Performance measurement and management of professional and knowledge work
This e-book contains seven chapters that capture the state-of-the-art in performance measurement and management of professional and knowledge work.
(1) The famous comment from Solow (1987) “you can see the computer age everywhere but in the productivity statistics” sums up the so-called “productivity paradox” where the link between IT investment and increased productivity is ambiguous. The first chapter looks to clarify issues of performance measurement and provides an up-to-date economic analysis of the figures.
(2) The phrase “work smarter, not harder” is often used as a management maxim for the knowledge economy – but how do you do this? In the second chapter the authors develop an audit tool to analyse current knowledge-work practices and help to identify those aspects of development initiatives that are “smarter”.
(3) In the modern work environment, professionals are expected to “go the extra mile” and display extra-role performance (ERP) that goes beyond the base-level task performance expected of their normal role. The third chapter studies the impact of different levels of school autonomy on teacher’s task performance and ERP – in particular they compare public and charter (private) schools.
(4) Talent management is a burgeoning area of research and practice that involves identifying the talent in the organisation’s human resource and developing these assets so that the organisation’s performance improves. The fourth chapter focuses on a traditional area of knowledge work, that of law, and proposes a new approach to analysing appraisal and assessment centre data that can underpin talent management.

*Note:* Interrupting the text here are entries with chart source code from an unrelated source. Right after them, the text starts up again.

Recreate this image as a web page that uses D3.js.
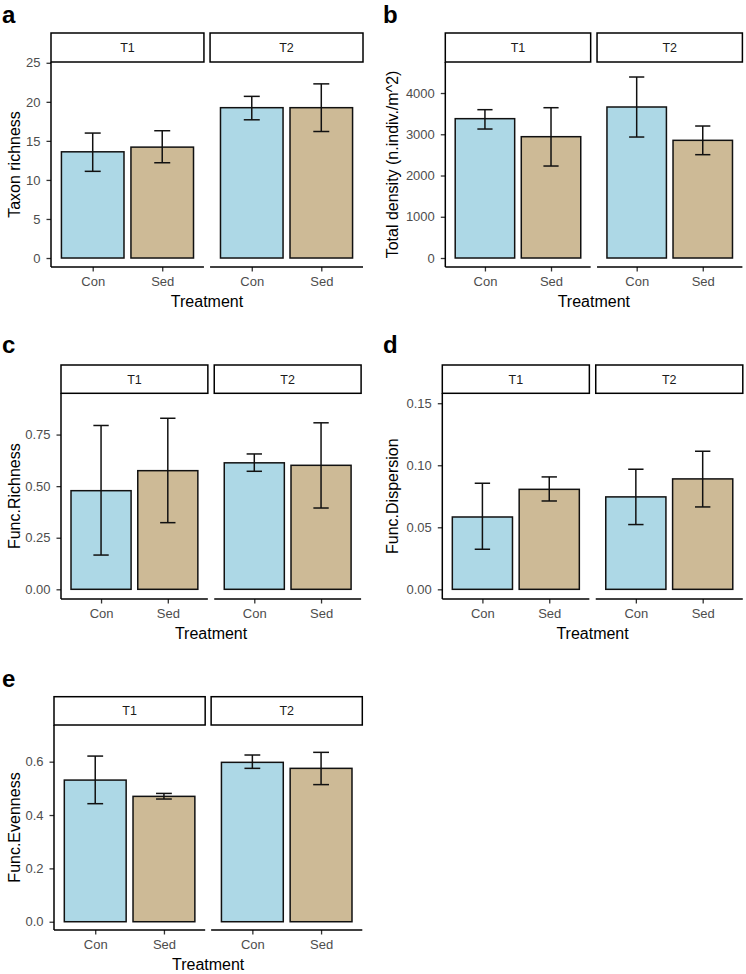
<!DOCTYPE html>
<html><head><meta charset="utf-8">
<script src="https://cdn.jsdelivr.net/npm/d3@7"></script>
<style>
body{margin:0;background:#fff;}
svg{display:block;font-family:"Liberation Sans",Arial,sans-serif;}
</style></head>
<body><svg id="c" width="746" height="974"></svg>
<script>
// ---- data ----
const facets = ["T1", "T2"];
const treatments = ["Con", "Sed"];
// order: T1-Con, T1-Sed, T2-Con, T2-Sed
const taxonMean = [13.6, 14.2, 19.25, 19.25];
const taxonLow  = [11.1, 12.2, 17.7, 16.2];
const taxonHigh = [16.0, 16.3, 20.7, 22.3];
const taxonTicks = [0, 5, 10, 15, 20, 25];

const densityMean = [3378, 2941, 3661, 2853];
const densityLow  = [3127, 2230, 2933, 2505];
const densityHigh = [3596, 3644, 4388, 3200];
const densityTicks = [0, 1000, 2000, 3000, 4000];

const fricMean = [0.478, 0.575, 0.613, 0.601];
const fricLow  = [0.166, 0.323, 0.572, 0.394];
const fricHigh = [0.794, 0.829, 0.656, 0.807];
const fricTicks = [0, 0.25, 0.5, 0.75];

const fdisMean = [0.0583, 0.0806, 0.0745, 0.089];
const fdisLow  = [0.0323, 0.0712, 0.0522, 0.0664];
const fdisHigh = [0.0855, 0.0906, 0.0968, 0.1113];
const fdisTicks = [0, 0.05, 0.10, 0.15];

const fevaMean = [0.531, 0.470, 0.5975, 0.575];
const fevaLow  = [0.4425, 0.460, 0.575, 0.514];
const fevaHigh = [0.621, 0.481, 0.625, 0.635];
const fevaTicks = [0, 0.2, 0.4, 0.6];

const colors = {Con: "#add8e6", Sed: "#cdba96"};

// ---- layout ----
const panels = [
  {tag:"a", tagX:2, tagY:23.3, x0:51, fw:150, gap:12, stripTop:33, top:62, bottom:267, dom:[-1.15,25.1],
   mean:taxonMean, low:taxonLow, high:taxonHigh, ticks:taxonTicks, fmt:d3.format("d"), ylab:"Taxon richness", ylabX:20},
  {tag:"b", tagX:383, tagY:23.3, x0:445.3, fw:142.3, gap:12.5, stripTop:33, top:62, bottom:267, dom:[-218,4752],
   mean:densityMean, low:densityLow, high:densityHigh, ticks:densityTicks, fmt:d3.format("d"), ylab:"Total density (n.indiv./m^2)", ylabX:397.5},
  {tag:"c", tagX:2, tagY:353.3, x0:61, fw:143.8, gap:12.5, stripTop:365, top:393.3, bottom:599, dom:[-0.047,0.950],
   mean:fricMean, low:fricLow, high:fricHigh, ticks:fricTicks, fmt:d3.format(".2f"), ylab:"Func.Richness", ylabX:20},
  {tag:"d", tagX:383, tagY:353.3, x0:442.3, fw:144, gap:12.5, stripTop:365, top:393.3, bottom:599, dom:[-0.0078,0.158],
   mean:fdisMean, low:fdisLow, high:fdisHigh, ticks:fdisTicks, fmt:d3.format(".2f"), ylab:"Func.Dispersion", ylabX:397.5},
  {tag:"e", tagX:2, tagY:686.7, x0:54, fw:148.3, gap:11.7, stripTop:696.7, top:725, bottom:930, dom:[-0.031,0.7375],
   mean:fevaMean, low:fevaLow, high:fevaHigh, ticks:fevaTicks, fmt:d3.format(".1f"), ylab:"Func.Evenness", ylabX:19.5}
];

const svg = d3.select("#c");
const FONT = "'Liberation Sans',Arial,sans-serif";

panels.forEach(p => {
  const g = svg.append("g");
  const y = d3.scaleLinear().domain(p.dom).range([p.bottom, p.top]);
  const fx = d3.scaleBand().domain(facets).range([p.x0, p.x0 + 2*p.fw + p.gap]).paddingInner(p.gap/(2*p.fw+p.gap)).paddingOuter(0);

  // panel tag
  g.append("text").attr("x", p.tagX).attr("y", p.tagY).attr("font-size", 24).attr("font-weight", "bold")
    .attr("fill", "#000").text(p.tag);

  facets.forEach((f, fi) => {
    const left = fx(f), w = fx.bandwidth();
    // ggplot geometry: categories at 0.6 and 1.6 units of a 2.2-unit range, bar width 0.9
    const ux = d3.scalePoint().domain(treatments).range([left + w*0.6/2.2, left + w*1.6/2.2]);
    const unit = w/2.2;

    // strip
    g.append("rect").attr("x", left).attr("y", p.stripTop).attr("width", w).attr("height", p.top - p.stripTop)
      .attr("fill", "#fff").attr("stroke", "#000").attr("stroke-width", 1.5);
    g.append("text").attr("x", left + w/2).attr("y", (p.stripTop + p.top)/2 + 4.5).attr("text-anchor", "middle")
      .attr("font-size", 12.5).attr("fill", "#1a1a1a").text(f);

    // bars
    treatments.forEach((t, ti) => {
      const i = fi*2 + ti;
      const cx = ux(t);
      g.append("rect").attr("x", cx - unit*0.45).attr("width", unit*0.9)
        .attr("y", y(p.mean[i])).attr("height", y(0) - y(p.mean[i]))
        .attr("fill", colors[t]).attr("stroke", "#111").attr("stroke-width", 1.5);
      const ew = unit*0.115;
      const eg = g.append("g").attr("stroke", "#111").attr("stroke-width", 1.5).attr("fill", "none");
      eg.append("line").attr("x1", cx).attr("x2", cx).attr("y1", y(p.low[i])).attr("y2", y(p.high[i]));
      eg.append("line").attr("x1", cx - ew).attr("x2", cx + ew).attr("y1", y(p.low[i])).attr("y2", y(p.low[i]));
      eg.append("line").attr("x1", cx - ew).attr("x2", cx + ew).attr("y1", y(p.high[i])).attr("y2", y(p.high[i]));
    });

    // x axis
    const xa = g.append("g").attr("transform", `translate(0,${p.bottom})`)
      .call(d3.axisBottom(ux).tickSize(4.5).tickPadding(5.5));
    xa.select(".domain").remove();
    xa.append("line").attr("x1", left).attr("x2", left + w).attr("stroke", "#000").attr("stroke-width", 1.5);
    xa.selectAll(".tick line").attr("stroke", "#333").attr("stroke-width", 1.3);
    xa.selectAll(".tick text").attr("fill", "#4d4d4d").attr("font-size", 13).attr("font-family", FONT);
  });

  // y axis
  const ya = g.append("g").attr("transform", `translate(${p.x0},0)`)
    .call(d3.axisLeft(y).tickValues(p.ticks).tickFormat(p.fmt).tickSize(4.5).tickPadding(6));
  ya.select(".domain").remove();
  ya.append("line").attr("y1", p.top).attr("y2", p.bottom).attr("stroke", "#000").attr("stroke-width", 1.5);
  ya.selectAll(".tick line").attr("stroke", "#333").attr("stroke-width", 1.3);
  ya.selectAll(".tick text").attr("fill", "#4d4d4d").attr("font-size", 13).attr("font-family", FONT);

  // axis titles
  const right = p.x0 + 2*p.fw + p.gap;
  g.append("text").attr("x", (p.x0 + right)/2).attr("y", p.bottom + 40).attr("text-anchor", "middle")
    .attr("font-size", 16).attr("fill", "#000").text("Treatment");
  g.append("text").attr("transform", `translate(${p.ylabX},${(p.top + p.bottom)/2}) rotate(-90)`)
    .attr("text-anchor", "middle").attr("font-size", 16).attr("fill", "#000").text(p.ylab);
});
</script></body></html>
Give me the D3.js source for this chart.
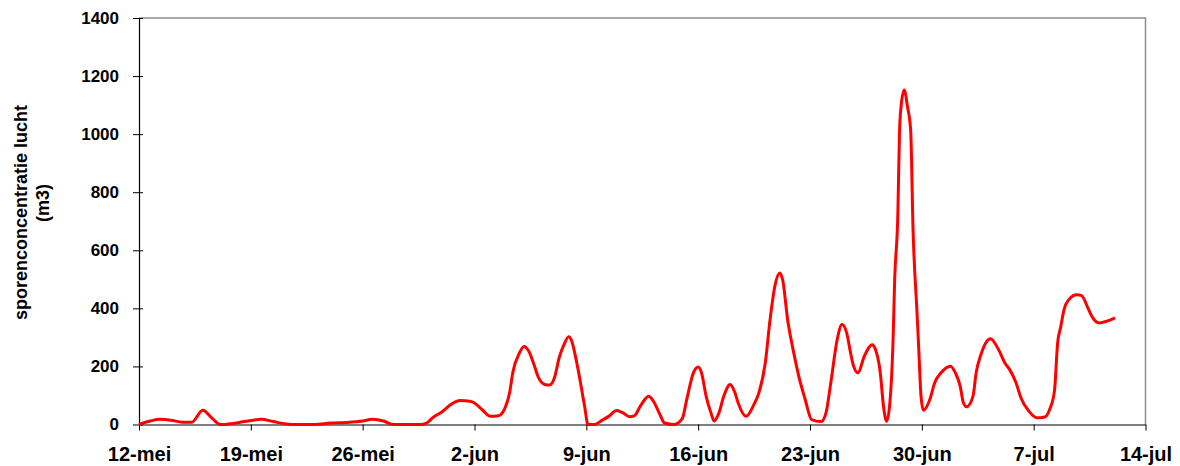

(5) The increasing popularity of talent management has exposed the limited understanding of how the management of an individual’s talents feeds through in to employee performance. This chapter sets out to plug this gap by developing a conceptual framework that integrates the existing knowledge base.
(6) The productivity of knowledge workers is clearly a key contributor to the knowledge economy. This chapter analyses empirical data and identifies the factors that contribute to the productivity of scientists and technical professionals working in publicly-funded R&D.
(7) The final chapter concentrates on the use of the (ubiquitous) balanced scorecard (BSC) to measure and control knowledge work. A critical view of BSC’s contribution is developed and an improved approach put forward that links BSC with the operational control systems such as project management.